Esther 5:4 Esther nodigt de koning met Haman uit voor de maaltijd OP DEZE DAG

Esther 5:4 Esther nodigt de koning met Haman ook uit voor de maaltijd van DE VOLGENDE DAG

Esther 6:1 De koning kon DIE NACHT niet slapen

en zo gaat het maar door……

 

De precieze timing die God in het boek laat zien staat in schril contrast met Haman’s manier van tijdsplanning: 

 'door het gooien van een dobbelsteen om een ‘geluksdag’ uit te kiezen.  (Esther 3:7)

 

De meest precieze timing in het boek is te vinden in het centrum, waar de ontwikkeling van deze geschiedenis een situatie naar voren brengt die om het juiste moment vraagt. Haman komt al bij  de koning binnen voordat de koning naar hem vraagt. De koning behoort eerst te spreken en dat doet hij ook. De koning heeft nooit geweten waarom Haman al zo vroeg in het paleis was. Als Haman eerst had gesproken, zou er misschien geen ommekeer in deze geschiedenis zijn geweest.

 

  1. De twee voorgaande punten laten zien waar het hele doel van het boek Esther om draait.

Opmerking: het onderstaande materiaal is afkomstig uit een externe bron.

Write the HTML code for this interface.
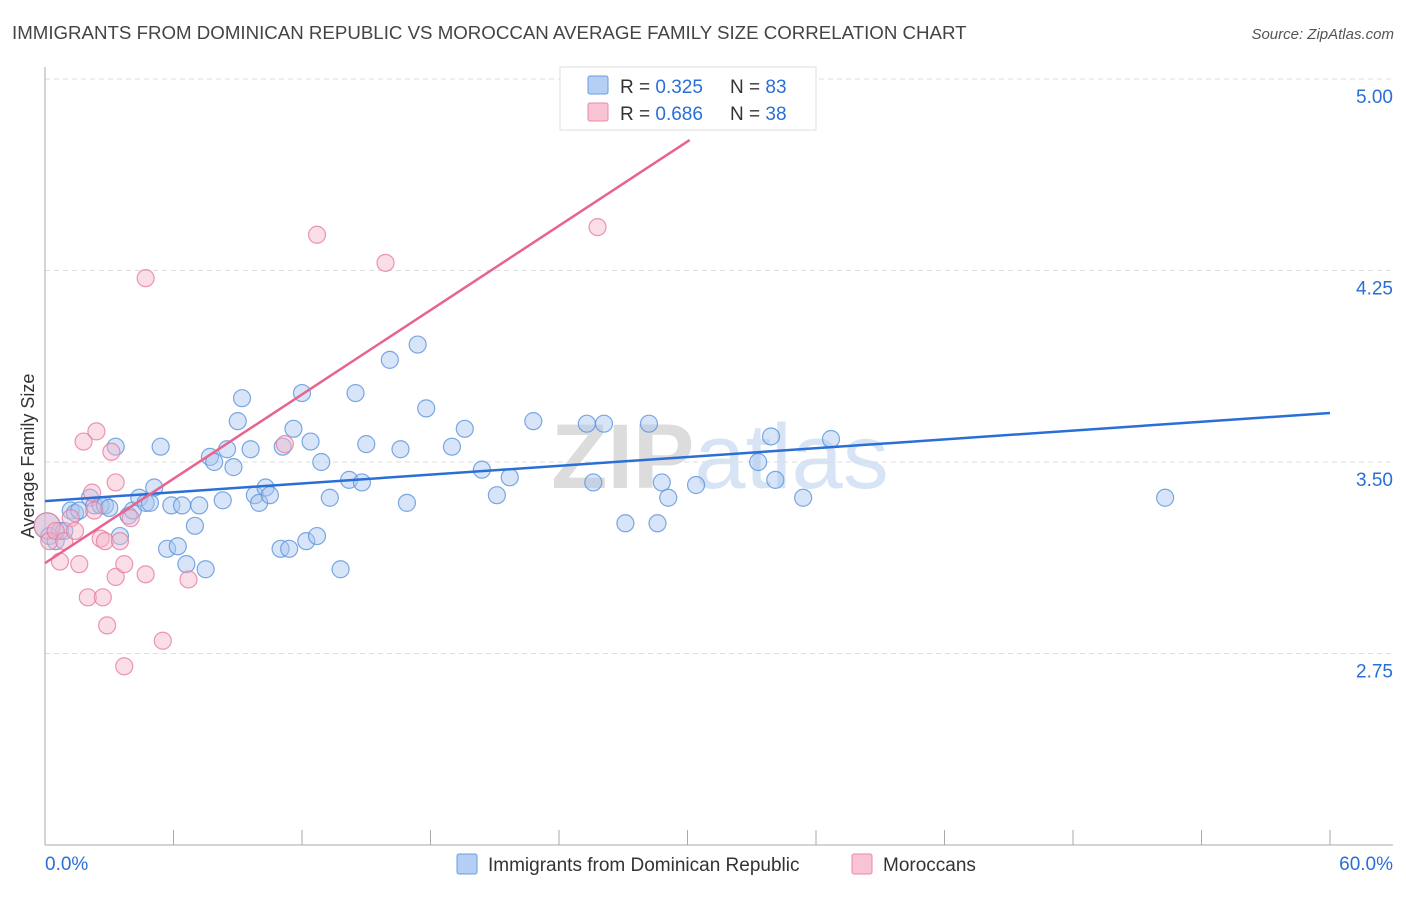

Want op een ander precies moment, deze keer in het centrum van de menselijke geschiedenis (Rom. 5:6, Handelingen 2:23)  was er een soortgelijke situatie, toen men – net als Haman -  vroeg in de ochtend ging vragen om een rechtvaardig man te mogen ophangen (Johannes 18:28). Bij die gelegenheid was het Gods timing om Pilatus te vragen om Yeshua op te hangen en hij gaf dat uiteindelijk toe. Yeshua werd toen aan het kruis gehangen. De Joodse leiders waren opgetogen - zij dachten, net als Haman, dat ze hadden gewonnen. Hun satanische trots en afgunst werden volledig blootgelegd. Maar drie dagen later werd alles dramatisch omgekeerd. Eigenlijk is vanaf dit punt de hele menselijke geschiedenis drastisch teruggedraaid.

 

Vandaar dat het boek Esther een voorspel is van wat God op veel grotere schaal heeft gedaan en zal doen met de hele menselijke geschiedenis. Toch kunnen niet veel mensen dat zien. Zij herkennen niet de anticiperende hand van God die alle dingen bestuurt.

Maar degenen die Gods hand kunnen zien in het boek Esther, 

                                kunnen Gods hand ook zien werken in de geschiedenis van de mensheid.